General characteristics
- Tonnage: 3,756 GRT
- Length: 345 ft (105.2 m)
- Beam: 46 ft (14.0 m)
- Draught: 4.13 m (13.5 ft)
- Installed power: 10 cylinder airless injection H&W B&W
- Propulsion: Twin
- Speed: 17 knots (31 km/h; 20 mph)

= HMS Ulster Queen =

British ferry and auxiliary cruiser (1930–1950)

MV Ulster Queen was a passenger ferry operated across the Irish Sea between 1930 and 1940. She became an auxiliary anti-aircraft cruiser, HMS Ulster Queen and never returned to civilian service.

==History==
The Belfast Steamship Co. received three 3,700 ton Harland and Wolff-built motorships in 1929 and 1930, the world's first diesel cross-channel ships. Ulster Queen was the second of these.

Ulster Queen ran aground off Maughold Head on the Isle of Man on 28 February 1940. She was refloated on 27 March and taken to Belfast for repairs.

Requisitioned by the Admiralty as an auxiliary anti-aircraft cruiser, she was substantially modified. Her boat deck and one funnel were removed and armour plating was added to the hull. She was armed with six 4-inch guns in three turrets and smaller AA weapons.

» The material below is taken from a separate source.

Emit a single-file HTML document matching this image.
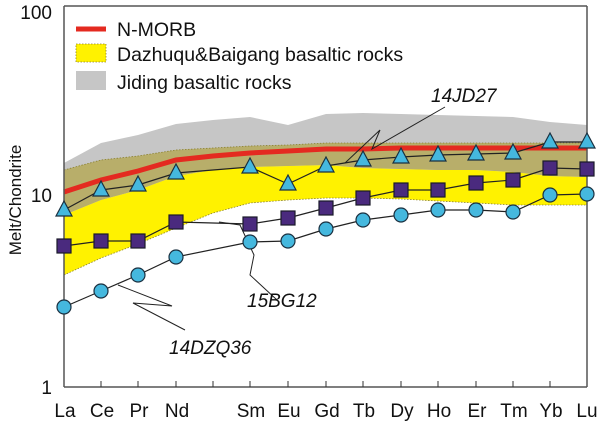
<!DOCTYPE html>
<html><head><meta charset="utf-8"><style>
html,body{margin:0;padding:0;background:#fff;}
svg{display:block;font-family:"Liberation Sans",Arial,sans-serif;}
</style></head><body>
<svg width="600" height="423" viewBox="0 0 600 423">
<polygon fill="#c6c6c6" points="64,163 101,143 138,135 176,124 213,120 250,117 288,125 326,114 363,113 401,114 438,115 476,116 513,117 550,122 587,125 587,177 550,176 513,172 476,170 438,170 401,169 363,168 326,165 288,166 250,167 213,170 176,176 138,190 101,200 64,215"/>
<polygon fill="#fff200" points="64,215 101,200 138,190 176,176 213,170 250,167 288,166 326,165 363,168 401,169 438,170 476,170 513,172 550,176 587,177 587,205 550,205 513,205 476,203 438,201 401,199 363,198 326,198 288,200 250,203 213,213 176,228 138,244 101,258 64,275"/>
<polygon fill="#b8ae6a" points="64,170 101,160 138,156 176,150 213,148 250,146 288,145 326,143 363,143 401,143 438,143 476,143 513,143 550,143 587,143 587,177 550,176 513,172 476,170 438,170 401,169 363,168 326,165 288,166 250,167 213,170 176,176 138,190 101,200 64,215"/>
<polyline fill="none" stroke="#8a8030" stroke-width="0.8" stroke-dasharray="1.5,1.5" points="64,170 101,160 138,156 176,150 213,148 250,146 288,145 326,143 363,143 401,143 438,143 476,143 513,143 550,143 587,143"/>
<polyline fill="none" stroke="#8a8030" stroke-width="0.8" stroke-dasharray="1.5,1.5" points="64,275 101,258 138,244 176,228 213,213 250,203 288,200 326,198 363,198 401,199 438,201 476,203 513,205 550,205 587,205"/>
<polyline fill="none" stroke="#e42a20" stroke-width="5" points="64,192 101,180 138,171 176,160 213,156 250,153 288,151 326,149 363,149 401,148 438,148 476,148 513,148 550,148 587,148"/>
<g stroke="#555" stroke-width="1.5" fill="none">
<line x1="64" y1="6" x2="587" y2="6"/>
<line x1="587" y1="6" x2="587" y2="387"/>
<line x1="64" y1="6" x2="64" y2="387"/>
<line x1="64" y1="387" x2="587" y2="387"/>
</g>
<g stroke="#333" stroke-width="1">
<line x1="101" y1="387" x2="101" y2="381"/><line x1="138" y1="387" x2="138" y2="381"/><line x1="176" y1="387" x2="176" y2="381"/><line x1="213" y1="387" x2="213" y2="381"/><line x1="250" y1="387" x2="250" y2="381"/><line x1="288" y1="387" x2="288" y2="381"/><line x1="326" y1="387" x2="326" y2="381"/><line x1="363" y1="387" x2="363" y2="381"/><line x1="401" y1="387" x2="401" y2="381"/><line x1="438" y1="387" x2="438" y2="381"/><line x1="476" y1="387" x2="476" y2="381"/><line x1="513" y1="387" x2="513" y2="381"/><line x1="550" y1="387" x2="550" y2="381"/>
</g>
<g fill="none" stroke="#222" stroke-width="1">
<polyline points="445,107 372,149 380,130 345,163"/>
<polyline points="219,222 240,225 254,255 250,275 277,300"/>
<polyline points="118,285 172,306 133,303 185,330"/>
</g>
<g fill="none" stroke="#222" stroke-width="1.2">
<polyline points="64,210 101,190 138,185 176,173 250,167 288,184 326,166 363,160 401,157 438,155 476,154 513,153 550,142 587,142"/>
<polyline points="64,246 101,241 138,241 176,222 250,224 288,218 326,208 363,198 401,190 438,190 476,183 513,180 550,168 587,169"/>
<polyline points="64,307 101,291 138,275 176,257 250,242 288,241 326,229 363,220 401,215 438,210 476,210 513,212 550,195 587,194"/>
</g>
<g fill="#45b8de" stroke="#1a3040" stroke-width="1.2">
<circle cx="64" cy="307" r="7"/><circle cx="101" cy="291" r="7"/><circle cx="138" cy="275" r="7"/><circle cx="176" cy="257" r="7"/><circle cx="250" cy="242" r="7"/><circle cx="288" cy="241" r="7"/><circle cx="326" cy="229" r="7"/><circle cx="363" cy="220" r="7"/><circle cx="401" cy="215" r="7"/><circle cx="438" cy="210" r="7"/><circle cx="476" cy="210" r="7"/><circle cx="513" cy="212" r="7"/><circle cx="550" cy="195" r="7"/><circle cx="587" cy="194" r="7"/>
</g>
<g fill="#4a2a7e" stroke="#1a1a2a" stroke-width="1.2">
<rect x="57" y="239" width="14" height="14"/><rect x="94" y="234" width="14" height="14"/><rect x="131" y="234" width="14" height="14"/><rect x="169" y="215" width="14" height="14"/><rect x="243" y="217" width="14" height="14"/><rect x="281" y="211" width="14" height="14"/><rect x="319" y="201" width="14" height="14"/><rect x="356" y="191" width="14" height="14"/><rect x="394" y="183" width="14" height="14"/><rect x="431" y="183" width="14" height="14"/><rect x="469" y="176" width="14" height="14"/><rect x="506" y="173" width="14" height="14"/><rect x="543" y="161" width="14" height="14"/><rect x="580" y="162" width="14" height="14"/>
</g>
<g fill="#45b8de" stroke="#1a3040" stroke-width="1.2">
<polygon points="64,201 56,216 72,216"/><polygon points="101,181 93,196 109,196"/><polygon points="138,176 130,191 146,191"/><polygon points="176,164 168,179 184,179"/><polygon points="250,158 242,173 258,173"/><polygon points="288,175 280,190 296,190"/><polygon points="326,157 318,172 334,172"/><polygon points="363,151 355,166 371,166"/><polygon points="401,148 393,163 409,163"/><polygon points="438,146 430,161 446,161"/><polygon points="476,145 468,160 484,160"/><polygon points="513,144 505,159 521,159"/><polygon points="550,133 542,148 558,148"/><polygon points="587,133 579,148 595,148"/>
</g>
<line x1="76" y1="29" x2="106" y2="29" stroke="#e42a20" stroke-width="5"/>
<rect x="76" y="44" width="30" height="18" fill="#fff200" stroke="#8a8030" stroke-width="0.8" stroke-dasharray="1.5,1.5"/>
<rect x="76" y="71" width="30" height="19" fill="#c6c6c6"/>
<g font-size="19.5" fill="#111">
<text x="117" y="36">N-MORB</text>
<text x="117" y="61">Dazhuqu&amp;Baigang basaltic rocks</text>
<text x="117" y="89">Jiding basaltic rocks</text>
</g>
<g font-size="19" font-style="italic" fill="#111">
<text x="431" y="102">14JD27</text>
<text x="247" y="307">15BG12</text>
<text x="169" y="354">14DZQ36</text>
</g>
<g font-size="19" fill="#111" text-anchor="end">
<text x="52" y="19">100</text>
<text x="52" y="202">10</text>
<text x="52" y="394">1</text>
</g>
<text transform="translate(21,200) rotate(-90)" font-size="17" fill="#111" text-anchor="middle">Melt/Chondrite</text>
<g font-size="19" fill="#111" text-anchor="middle">
<text x="65" y="417">La</text><text x="102" y="417">Ce</text><text x="139" y="417">Pr</text><text x="177" y="417">Nd</text><text x="251" y="417">Sm</text><text x="289" y="417">Eu</text><text x="327" y="417">Gd</text><text x="364" y="417">Tb</text><text x="402" y="417">Dy</text><text x="439" y="417">Ho</text><text x="477" y="417">Er</text><text x="514" y="417">Tm</text><text x="551" y="417">Yb</text><text x="587" y="417">Lu</text>
</g>
</svg>
</body></html>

Commissioned as HMS Ulster Queen, she was purchased outright by the Admiralty and served with the Russian convoys, in the Mediterranean and in the Far East before being paid off on 1 April 1946. The modifications were too substantial for her to return to passenger service. She was laid up, and eventually scrapped in 1950.

==Service==
- Liverpool - Belfast (1930 - 1940)
- Wartime service with the Russian convoys, in the Mediterranean and in the Far East.